Alors que la réunion n’était pas encore terminée, Fatah al-Cham, qui contrôle en grande partie Idleb, a lancé une offensive surprise contre plusieurs groupes rebelles, notamment Jaych al-Moujahidine. Après des jours de combats, les jihadistes ont pris un certain nombre de localités. Ces développements sur le terrain ont provoqué une polarisation des groupes rebelles, désormais divisés en deux camps : partisans et ennemis de Fatah al-Cham. Ces derniers se sont regroupés autour des salafistes d’Ahrar al-Cham, alors que les premiers ont créé une nouvelle coalition appelée « Comité de libération d’al-Cham ».

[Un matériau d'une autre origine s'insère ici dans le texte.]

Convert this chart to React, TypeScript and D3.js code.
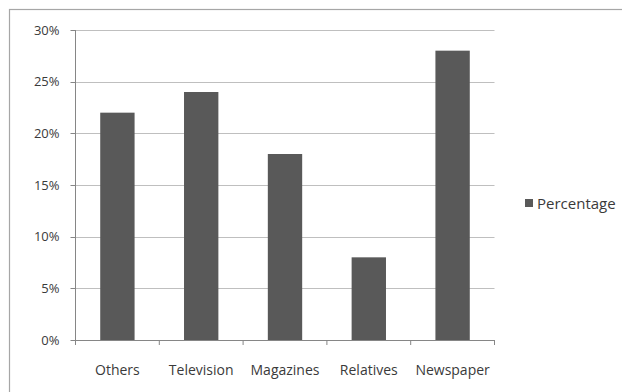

Les jihadistes ont en fait lancé une guerre préventive, visant à éliminer les groupes susceptibles d’accepter une longue trêve couronnée par un règlement politique avec le régime, sous l’impulsion de la Turquie et de la Russie. Le leader de Fatah al-Cham, Abou Mohammad al-Joulani (qui était un lieutenant d’Abou Bakr al-Baghdadi avant de faire allégeance au chef d’al-Qaïda, Ayman al-Zawahiri, puis de rompre tout lien avec ce dernier), souhaite unifier les groupes présents à Alep, Idleb, Hama et Homs, sous son commandement.

En parallèle à ces quatre grandes guerres qui se déroulent simultanément en Syrie, de nombreuses autres batailles aux enjeux moins importants font rage dans le pays. A Deraa, dans le sud, par exemple, des groupes proches de la Jordanie tentent de contenir l’expansion de l’EI.

Dans un schéma d’une telle complexité, marqué par des intérêts divergents et des enjeux vitaux pour les différents acteurs locaux, régionaux et internationaux, on ne s’étonnera pas que les conditions pour une solution politique soient aussi difficiles à réunir.